Written task:
Repeat only the lines below that run from the line with "Write the matplotlib code for this chart." to the line with "plt.rcParams['mathtext.rm'] = 'Liberation", ends included; skip every picture.

[Start Data provided]

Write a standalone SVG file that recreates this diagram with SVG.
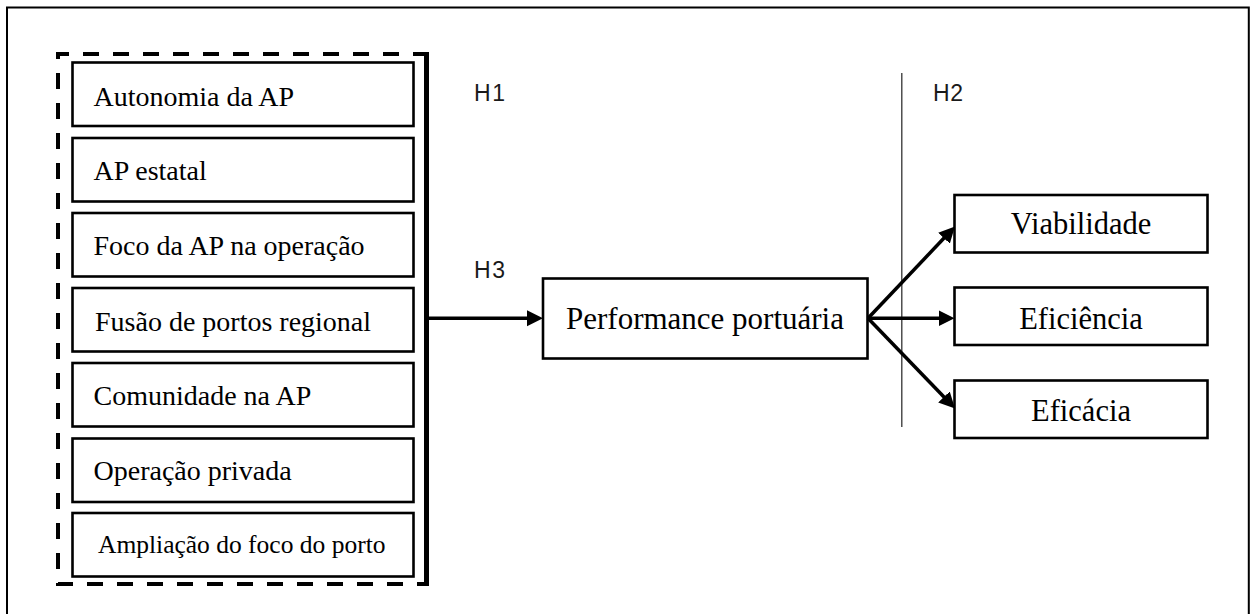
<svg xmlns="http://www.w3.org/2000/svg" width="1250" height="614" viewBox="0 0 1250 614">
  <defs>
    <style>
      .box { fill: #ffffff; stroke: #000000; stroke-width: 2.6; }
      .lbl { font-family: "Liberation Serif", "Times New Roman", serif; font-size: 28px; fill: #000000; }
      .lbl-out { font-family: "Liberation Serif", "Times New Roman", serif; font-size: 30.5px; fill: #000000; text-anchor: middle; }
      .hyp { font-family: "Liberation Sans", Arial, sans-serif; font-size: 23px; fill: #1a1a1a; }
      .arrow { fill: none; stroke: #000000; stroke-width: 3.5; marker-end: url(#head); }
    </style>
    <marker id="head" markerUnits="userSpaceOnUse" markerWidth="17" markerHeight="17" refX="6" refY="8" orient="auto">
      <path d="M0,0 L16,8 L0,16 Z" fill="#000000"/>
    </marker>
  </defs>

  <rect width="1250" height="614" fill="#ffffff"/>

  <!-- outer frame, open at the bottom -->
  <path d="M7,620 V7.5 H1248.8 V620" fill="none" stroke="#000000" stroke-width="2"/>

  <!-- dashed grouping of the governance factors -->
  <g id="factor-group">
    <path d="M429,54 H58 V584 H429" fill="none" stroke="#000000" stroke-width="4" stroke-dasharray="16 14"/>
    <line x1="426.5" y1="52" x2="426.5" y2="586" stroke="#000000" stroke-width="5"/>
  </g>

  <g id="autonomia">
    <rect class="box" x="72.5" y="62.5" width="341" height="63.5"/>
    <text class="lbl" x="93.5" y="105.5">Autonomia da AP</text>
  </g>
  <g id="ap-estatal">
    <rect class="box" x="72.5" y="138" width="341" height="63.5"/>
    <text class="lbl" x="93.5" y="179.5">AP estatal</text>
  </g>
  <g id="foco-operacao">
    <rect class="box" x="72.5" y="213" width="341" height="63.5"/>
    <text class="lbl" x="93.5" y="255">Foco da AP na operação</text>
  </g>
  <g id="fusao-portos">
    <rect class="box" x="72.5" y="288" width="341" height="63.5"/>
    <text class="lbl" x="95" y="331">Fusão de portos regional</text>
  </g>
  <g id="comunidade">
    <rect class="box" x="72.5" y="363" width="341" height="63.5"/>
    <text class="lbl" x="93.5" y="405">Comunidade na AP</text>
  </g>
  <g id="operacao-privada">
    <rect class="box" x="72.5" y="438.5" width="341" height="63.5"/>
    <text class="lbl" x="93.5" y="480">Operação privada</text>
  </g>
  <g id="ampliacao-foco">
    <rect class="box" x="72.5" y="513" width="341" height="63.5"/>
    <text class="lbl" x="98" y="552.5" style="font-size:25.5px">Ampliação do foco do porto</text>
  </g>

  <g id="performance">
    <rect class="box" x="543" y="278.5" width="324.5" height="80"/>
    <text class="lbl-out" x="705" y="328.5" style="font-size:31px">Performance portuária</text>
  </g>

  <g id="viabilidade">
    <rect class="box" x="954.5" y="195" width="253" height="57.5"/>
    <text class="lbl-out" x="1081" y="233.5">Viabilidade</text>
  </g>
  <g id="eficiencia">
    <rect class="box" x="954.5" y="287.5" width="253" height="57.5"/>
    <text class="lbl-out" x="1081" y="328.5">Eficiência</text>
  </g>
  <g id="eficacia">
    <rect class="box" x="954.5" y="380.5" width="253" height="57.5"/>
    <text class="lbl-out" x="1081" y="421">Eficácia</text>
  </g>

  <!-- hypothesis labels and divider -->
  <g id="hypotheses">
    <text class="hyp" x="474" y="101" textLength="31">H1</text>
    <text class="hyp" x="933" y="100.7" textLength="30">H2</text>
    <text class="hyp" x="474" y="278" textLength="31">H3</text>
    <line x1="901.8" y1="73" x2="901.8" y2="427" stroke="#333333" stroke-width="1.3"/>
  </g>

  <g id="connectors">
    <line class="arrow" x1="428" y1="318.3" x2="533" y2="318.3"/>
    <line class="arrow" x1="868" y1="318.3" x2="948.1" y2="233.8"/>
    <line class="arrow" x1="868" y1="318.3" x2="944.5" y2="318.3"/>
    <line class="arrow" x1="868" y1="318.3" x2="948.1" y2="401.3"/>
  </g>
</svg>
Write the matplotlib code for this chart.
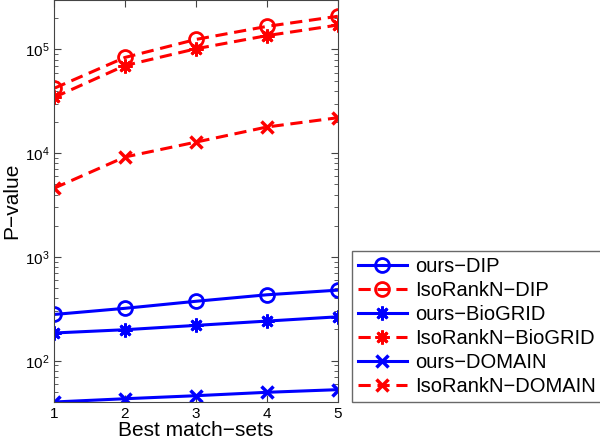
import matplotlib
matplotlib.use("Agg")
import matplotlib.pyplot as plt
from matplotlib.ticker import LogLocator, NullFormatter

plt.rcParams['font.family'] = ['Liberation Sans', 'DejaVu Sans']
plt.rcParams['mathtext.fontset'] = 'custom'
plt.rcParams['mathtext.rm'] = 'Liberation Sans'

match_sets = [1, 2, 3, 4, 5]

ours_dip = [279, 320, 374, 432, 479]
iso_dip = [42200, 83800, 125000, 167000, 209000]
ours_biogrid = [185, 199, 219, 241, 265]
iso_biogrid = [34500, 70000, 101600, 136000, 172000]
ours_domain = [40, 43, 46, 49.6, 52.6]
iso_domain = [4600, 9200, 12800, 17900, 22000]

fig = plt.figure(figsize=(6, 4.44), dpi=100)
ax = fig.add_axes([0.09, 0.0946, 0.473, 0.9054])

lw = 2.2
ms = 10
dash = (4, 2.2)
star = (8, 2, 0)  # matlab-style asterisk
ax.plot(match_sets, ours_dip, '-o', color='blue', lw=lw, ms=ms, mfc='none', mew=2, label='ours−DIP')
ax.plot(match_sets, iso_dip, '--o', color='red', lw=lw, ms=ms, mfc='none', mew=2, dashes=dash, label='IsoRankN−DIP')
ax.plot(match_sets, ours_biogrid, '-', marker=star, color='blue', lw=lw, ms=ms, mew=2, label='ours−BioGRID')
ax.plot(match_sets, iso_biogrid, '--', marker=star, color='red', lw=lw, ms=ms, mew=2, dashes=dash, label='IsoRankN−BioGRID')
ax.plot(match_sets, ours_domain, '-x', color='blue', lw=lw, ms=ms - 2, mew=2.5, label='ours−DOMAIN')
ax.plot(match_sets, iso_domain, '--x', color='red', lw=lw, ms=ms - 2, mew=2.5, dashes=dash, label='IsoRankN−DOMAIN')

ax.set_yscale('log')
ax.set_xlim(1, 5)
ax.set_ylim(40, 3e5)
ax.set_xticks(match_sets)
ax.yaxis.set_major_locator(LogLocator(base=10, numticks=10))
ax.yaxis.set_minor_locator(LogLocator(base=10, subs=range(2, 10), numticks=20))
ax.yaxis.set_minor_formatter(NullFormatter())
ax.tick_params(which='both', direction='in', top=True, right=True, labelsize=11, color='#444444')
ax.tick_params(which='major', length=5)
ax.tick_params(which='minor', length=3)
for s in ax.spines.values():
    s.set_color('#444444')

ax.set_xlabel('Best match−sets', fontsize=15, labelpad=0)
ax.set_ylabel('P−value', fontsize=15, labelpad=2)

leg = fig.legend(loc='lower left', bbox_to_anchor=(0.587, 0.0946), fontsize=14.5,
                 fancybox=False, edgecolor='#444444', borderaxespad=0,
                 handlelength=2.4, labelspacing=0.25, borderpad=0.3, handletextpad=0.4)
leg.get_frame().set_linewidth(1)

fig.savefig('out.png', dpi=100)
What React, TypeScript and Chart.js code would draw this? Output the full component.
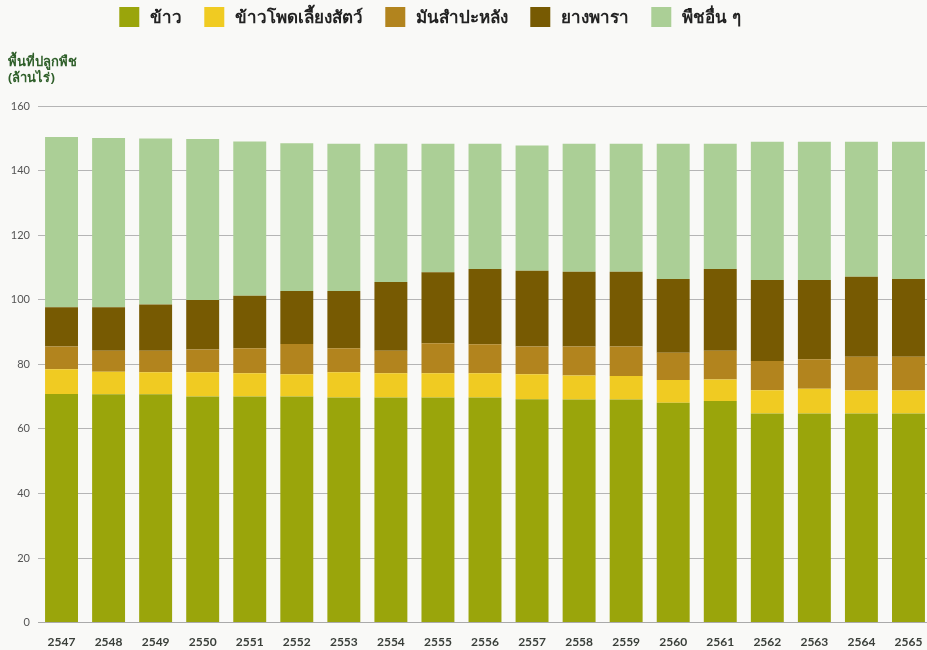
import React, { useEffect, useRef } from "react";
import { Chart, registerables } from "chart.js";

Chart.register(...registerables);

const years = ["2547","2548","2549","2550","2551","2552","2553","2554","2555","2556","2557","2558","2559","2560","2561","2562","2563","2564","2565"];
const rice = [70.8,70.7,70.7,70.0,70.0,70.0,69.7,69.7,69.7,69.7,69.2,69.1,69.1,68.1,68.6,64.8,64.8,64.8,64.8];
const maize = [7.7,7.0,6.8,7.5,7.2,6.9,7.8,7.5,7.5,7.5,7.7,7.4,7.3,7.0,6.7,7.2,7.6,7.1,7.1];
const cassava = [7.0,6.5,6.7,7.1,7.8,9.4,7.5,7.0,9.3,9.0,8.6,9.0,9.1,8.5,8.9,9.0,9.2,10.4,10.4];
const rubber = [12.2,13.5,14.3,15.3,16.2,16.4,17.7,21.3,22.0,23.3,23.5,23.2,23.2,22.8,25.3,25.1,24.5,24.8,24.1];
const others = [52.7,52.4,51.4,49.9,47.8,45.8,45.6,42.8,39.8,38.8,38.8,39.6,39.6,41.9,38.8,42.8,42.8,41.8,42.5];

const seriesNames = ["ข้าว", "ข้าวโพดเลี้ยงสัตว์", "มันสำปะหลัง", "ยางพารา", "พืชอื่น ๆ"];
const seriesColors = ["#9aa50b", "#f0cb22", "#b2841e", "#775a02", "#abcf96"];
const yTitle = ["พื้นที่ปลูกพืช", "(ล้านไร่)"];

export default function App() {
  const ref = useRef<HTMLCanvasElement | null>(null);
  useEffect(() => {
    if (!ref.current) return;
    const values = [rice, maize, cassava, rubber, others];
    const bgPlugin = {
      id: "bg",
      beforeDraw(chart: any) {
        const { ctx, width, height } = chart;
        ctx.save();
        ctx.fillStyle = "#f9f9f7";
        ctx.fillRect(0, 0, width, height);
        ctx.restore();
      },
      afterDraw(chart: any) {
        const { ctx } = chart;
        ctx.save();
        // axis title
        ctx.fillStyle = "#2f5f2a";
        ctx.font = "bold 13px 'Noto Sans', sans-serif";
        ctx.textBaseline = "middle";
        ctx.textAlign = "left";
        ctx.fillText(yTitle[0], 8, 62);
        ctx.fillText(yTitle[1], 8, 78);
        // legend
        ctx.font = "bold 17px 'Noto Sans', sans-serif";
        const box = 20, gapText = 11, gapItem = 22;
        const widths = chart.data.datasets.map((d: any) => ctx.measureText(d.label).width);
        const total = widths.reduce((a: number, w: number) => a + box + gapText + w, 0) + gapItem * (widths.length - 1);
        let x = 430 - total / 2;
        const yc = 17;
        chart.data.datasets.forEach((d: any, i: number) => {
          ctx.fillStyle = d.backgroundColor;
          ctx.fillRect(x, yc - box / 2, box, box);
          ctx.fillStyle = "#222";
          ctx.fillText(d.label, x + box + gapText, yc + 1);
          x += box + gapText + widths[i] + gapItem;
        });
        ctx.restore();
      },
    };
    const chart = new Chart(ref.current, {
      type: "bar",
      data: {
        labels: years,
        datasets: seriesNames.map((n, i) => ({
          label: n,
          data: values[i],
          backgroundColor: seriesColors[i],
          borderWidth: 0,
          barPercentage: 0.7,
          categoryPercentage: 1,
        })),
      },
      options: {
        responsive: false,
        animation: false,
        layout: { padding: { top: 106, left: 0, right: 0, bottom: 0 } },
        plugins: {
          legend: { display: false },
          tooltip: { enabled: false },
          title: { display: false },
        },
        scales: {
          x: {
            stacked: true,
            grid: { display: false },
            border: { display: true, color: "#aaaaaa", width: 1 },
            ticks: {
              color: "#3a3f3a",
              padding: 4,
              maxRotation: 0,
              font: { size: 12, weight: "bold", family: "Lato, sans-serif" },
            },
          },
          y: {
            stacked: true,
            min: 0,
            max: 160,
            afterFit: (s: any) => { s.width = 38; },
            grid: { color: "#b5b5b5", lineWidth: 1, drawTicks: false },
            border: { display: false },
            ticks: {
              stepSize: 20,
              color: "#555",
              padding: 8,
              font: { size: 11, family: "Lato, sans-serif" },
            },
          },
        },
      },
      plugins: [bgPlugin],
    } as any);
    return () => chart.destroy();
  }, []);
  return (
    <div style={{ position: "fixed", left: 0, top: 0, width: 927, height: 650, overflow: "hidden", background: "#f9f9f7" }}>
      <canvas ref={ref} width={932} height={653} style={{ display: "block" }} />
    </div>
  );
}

[End Data provided]

The output:
Write the matplotlib code for this chart.
import matplotlib
matplotlib.use("Agg")
import matplotlib.pyplot as plt
from matplotlib.ticker import LogLocator, NullFormatter

plt.rcParams['font.family'] = ['Liberation Sans', 'DejaVu Sans']
plt.rcParams['mathtext.fontset'] = 'custom'
plt.rcParams['mathtext.rm'] = 'Liberation Sans'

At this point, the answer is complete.